Automation played a role in the functions of the building, too. If its interior is the organs, then the staff are the lifeblood, and so an Industry 4.0 attitude was adopted for the effective movement of Amplio’s workforce. A company that specializes in robotics and sensors needs to have an equally technological headquarters, after all. “Amplio's corporate headquarters are state-of-the-art in its technical solutions,” says Turanyi. “All the technology used in the most advanced office buildings from around the world is here, from the cooling-heating system to the ventilation to the lighting. In harmony with the company profile, all of these work centrally automated with their own software, custom developed by Amplio.” Shading, heat, and lighting have been coordinated to optimize energy use.

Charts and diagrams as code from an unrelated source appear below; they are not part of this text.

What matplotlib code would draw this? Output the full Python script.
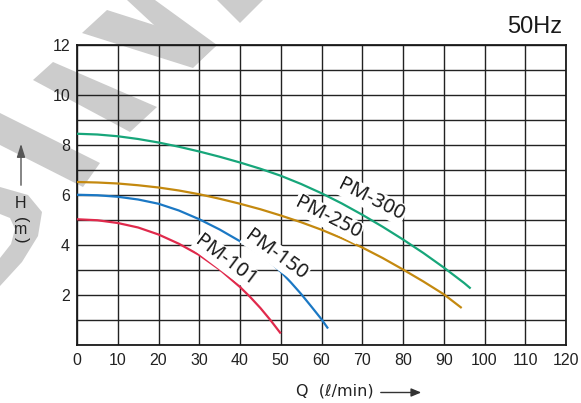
import matplotlib
matplotlib.use('Agg')
import matplotlib.pyplot as plt
from matplotlib.patches import Polygon, FancyArrowPatch

# pump curves: Q (l/min) vs H (m)
q_pm300 = [0, 5, 10, 15, 20, 25, 30, 35, 40, 45, 50, 55, 60, 65, 70, 75, 80, 85, 90, 95, 96.6]
h_pm300 = [8.45, 8.42, 8.35, 8.24, 8.10, 7.93, 7.74, 7.53, 7.30, 7.05, 6.77, 6.44, 6.07,
           5.66, 5.21, 4.73, 4.22, 3.68, 3.10, 2.48, 2.26]

q_pm250 = [0, 5, 10, 15, 20, 25, 30, 35, 40, 45, 50, 55, 60, 65, 70, 75, 80, 85, 90, 94.4]
h_pm250 = [6.52, 6.50, 6.46, 6.39, 6.30, 6.18, 6.03, 5.85, 5.65, 5.43, 5.18, 4.91, 4.61,
           4.27, 3.90, 3.48, 3.02, 2.54, 2.03, 1.48]

q_pm150 = [0, 5, 10, 15, 20, 25, 30, 35, 40, 45, 47.5, 50, 52.5, 55, 57.5, 60, 61.6]
h_pm150 = [6.01, 5.99, 5.93, 5.82, 5.65, 5.38, 5.03, 4.62, 4.15, 3.62, 3.30, 2.93, 2.50,
           2.04, 1.54, 1.03, 0.66]

q_pm101 = [0, 5, 10, 15, 20, 25, 30, 35, 40, 42.5, 45, 47.5, 50]
h_pm101 = [5.03, 4.99, 4.88, 4.70, 4.42, 4.05, 3.60, 3.02, 2.32, 1.92, 1.48, 0.99, 0.46]

models = ['PM-300', 'PM-250', 'PM-150', 'PM-101']
colors = ['#17a67a', '#c4890f', '#1b78c4', '#e02a4c']

x_ticks = list(range(0, 121, 10))
y_ticks = [2, 4, 6, 8, 10, 12]

# where the model names sit (data coords) and their tilt
label_pos = {'PM-300': (72.3, 5.81, -27), 'PM-250': (61.6, 5.09, -27),
             'PM-150': (48.8, 3.60, -36), 'PM-101': (36.6, 3.37, -37)}

# grey watermark strokes, in pixels from the top-left corner
watermark = [
    [(0, 113), (100, 163), (83, 187), (0, 145)],
    [(33, 80), (53, 62), (157, 107), (130, 132)],
    [(82, 33), (107, 10), (217, 45), (193, 68)],
    [(127, 0), (155, 0), (217, 45), (196, 64)],
    [(217, 0), (240, 23), (263, 0)],
    [(0, 187), (28, 195), (42, 212), (38, 236), (22, 262), (0, 286),
     (0, 258), (11, 244), (15, 229), (10, 218), (0, 214)],
]

W, H = 581, 403
fig = plt.figure(figsize=(W / 100, H / 100), dpi=100)
ax = fig.add_axes([77 / W, 1 - 345 / H, 489 / W, 300 / H])
ax.set_facecolor('none')

for pts in watermark:
    fig.add_artist(Polygon([(x / W, 1 - y / H) for x, y in pts], closed=True,
                           transform=fig.transFigure, fc='#cccccc', ec='none', zorder=-1))

series = [(q_pm300, h_pm300), (q_pm250, h_pm250), (q_pm150, h_pm150), (q_pm101, h_pm101)]
for (q, h), name, c in zip(series, models, colors):
    ax.plot(q, h, color=c, lw=1.6, zorder=3, solid_capstyle='butt')
    lx, ly, rot = label_pos[name]
    ax.text(lx, ly, name, rotation=rot, rotation_mode='anchor', ha='center', va='center',
            fontsize=14.5, family='Noto Sans', color='#1a1a1a', zorder=4,
            bbox=dict(boxstyle='square,pad=0.05', fc='white', ec='none'))

ax.set_xlim(0, 120)
ax.set_ylim(0, 12)
ax.set_xticks(x_ticks)
ax.set_yticks(y_ticks)
ax.set_yticks(range(0, 13), minor=True)
ax.grid(True, which='both', color='#222222', lw=1.0)
ax.tick_params(which='both', length=0)
ax.tick_params(axis='x', pad=6, labelsize=11.5, labelcolor='#222222')
ax.tick_params(axis='y', pad=5, labelsize=11.5, labelcolor='#222222')
for lab in ax.get_xticklabels() + ax.get_yticklabels():
    lab.set_family('Liberation Sans')
for sp in ax.spines.values():
    sp.set_color('#1a1a1a')
    sp.set_linewidth(1.3)

# titles and axis names
fig.text(562 / W, 1 - 27 / H, '50Hz', ha='right', va='center', fontsize=17,
         family='Liberation Sans', color='#1a1a1a')
fig.text(296 / W, 1 - 391 / H, 'Q  (ℓ/min)', ha='left', va='center', fontsize=11.5,
         family='DejaVu Sans', color='#222222')
fig.add_artist(FancyArrowPatch(
    (378 / W, 1 - 392.5 / H), (424 / W, 1 - 392.5 / H), transform=fig.transFigure,
    arrowstyle='-|>,head_length=6,head_width=2.5', color='#333333', lw=1.0))
fig.add_artist(FancyArrowPatch(
    (21 / W, 1 - 188 / H), (21 / W, 1 - 141 / H), transform=fig.transFigure,
    arrowstyle='-|>,head_length=8,head_width=2.5', color='#555555', lw=1.0))
fig.text(21 / W, 1 - 203 / H, 'H', ha='center', va='center', fontsize=11.5,
         family='Liberation Sans', color='#222222')
fig.text(21 / W, 1 - 220 / H, '(', rotation=-90, ha='center', va='center', fontsize=12,
         family='Liberation Sans', color='#222222')
fig.text(21 / W, 1 - 230 / H, 'm', ha='center', va='center', fontsize=11.5,
         family='Liberation Sans', color='#222222')
fig.text(21 / W, 1 - 240 / H, ')', rotation=-90, ha='center', va='center', fontsize=12,
         family='Liberation Sans', color='#222222')

fig.savefig('out.png', dpi=100)
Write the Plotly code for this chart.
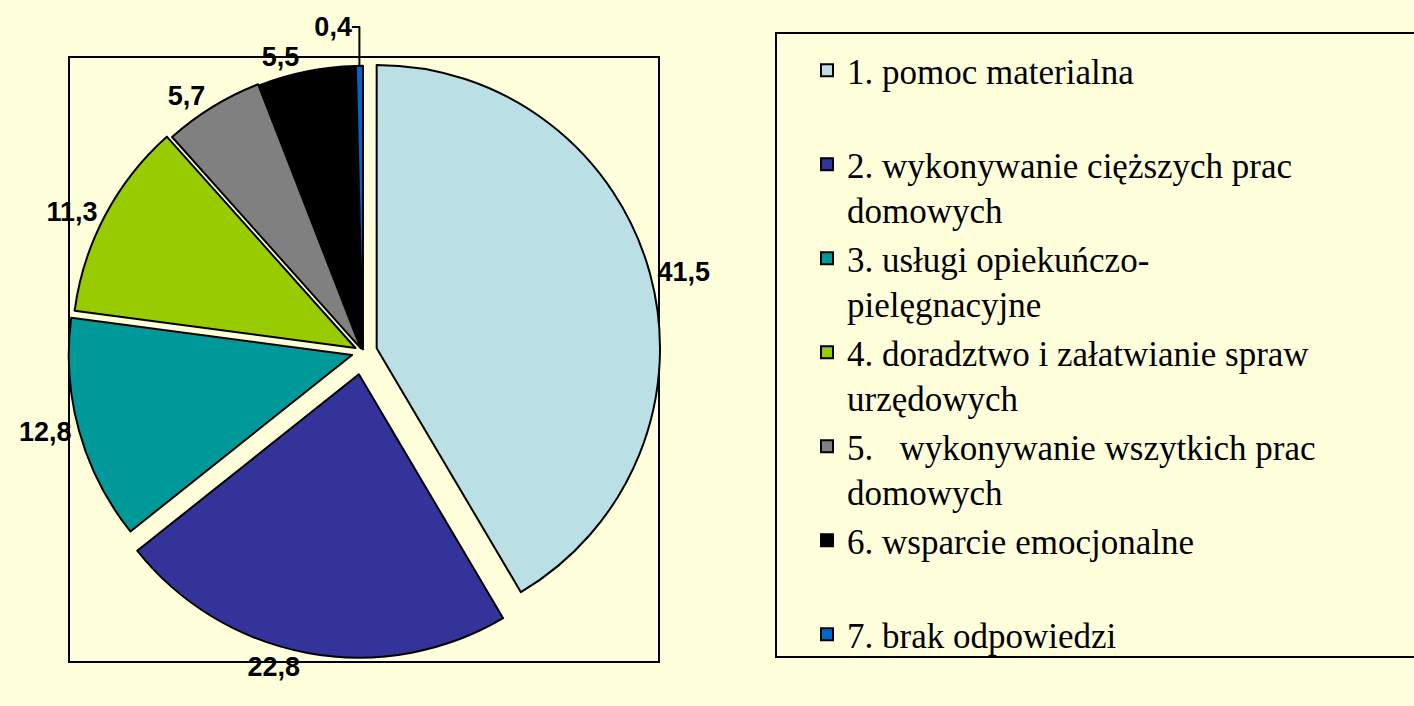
import plotly.graph_objects as go

categories = [
    "1. pomoc materialna<br> ",
    "2. wykonywanie cięższych prac<br>domowych",
    "3. usługi opiekuńczo-<br>pielęgnacyjne",
    "4. doradztwo i załatwianie spraw<br>urzędowych",
    "5.   wykonywanie wszytkich prac<br>domowych",
    "6. wsparcie emocjonalne<br> ",
    "7. brak odpowiedzi",
]
values = [41.5, 22.8, 12.8, 11.3, 5.7, 5.5, 0.4]
colors = ["#BADFE4", "#333399", "#009999", "#99CC00", "#808080", "#000000", "#0066CC"]
pulls = [0.05, 0.08, 0.04, 0.03, 0.015, 0.01, 0.01]

W, H = 1414, 706
bg = "#FFFFDC"

cx, cy, half = 363, 352, 306
fig = go.Figure(go.Pie(
    labels=categories,
    values=values,
    sort=False,
    direction="clockwise",
    rotation=0,
    pull=pulls,
    marker=dict(colors=colors, line=dict(color="black", width=2)),
    texttemplate="%{value:.1f}",
    textposition="outside",
    outsidetextfont=dict(family="Liberation Sans, Arial", size=27, color="black", weight="bold"),
    domain=dict(x=[(cx - half) / W, (cx + half) / W], y=[1 - (cy + half) / H, 1 - (cy - half) / H]),
    hoverinfo="label+value",
    automargin=False,
))

# plot-area frame
fig.add_shape(type="rect", xref="paper", yref="paper",
              x0=69 / W, x1=659 / W, y0=1 - 662 / H, y1=1 - 57 / H,
              line=dict(color="black", width=2), layer="below")
# legend frame (extends past right edge as in the original)
fig.add_shape(type="rect", xref="paper", yref="paper",
              x0=776 / W, x1=1420 / W, y0=1 - 657 / H, y1=1 - 33 / H,
              line=dict(color="black", width=2), layer="below")

fig.update_layout(
    width=W, height=H,
    margin=dict(l=0, r=0, t=0, b=0, pad=0, autoexpand=False),
    paper_bgcolor=bg, plot_bgcolor=bg,
    separators=", ",
    showlegend=True,
    legend=dict(
        x=807 / W, y=1 - 41 / H, xanchor="left", yanchor="top",
        bgcolor="rgba(0,0,0,0)", borderwidth=0,
        font=dict(family="Liberation Serif, Times New Roman", size=35, color="black"),
        traceorder="normal",
        valign="top",
    ),
)

fig.write_html("out.html", config={"displayModeBar": False},
               post_script="document.body.style.margin='0';document.body.style.background='%s';" % bg)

The access control system detects the human presence, and so the building knows exactly how many people are in each room and adjusts the lighting, ventilation, and heating accordingly. As soon as the last person leaves, the light switches off and the robotic vacuum cleaner starts. Even in the large, seamless office space, visual engineering and carpeting was handled to provide the right acoustic conditions.
The architects in the creation of the new center were inspired by Ampilo's manufacturing technology to create unique machines and components that did not yet exist. This is how the center itself became a highly automated system whose design, shape, and ergonomics were driven by a perfectly thought-out operation.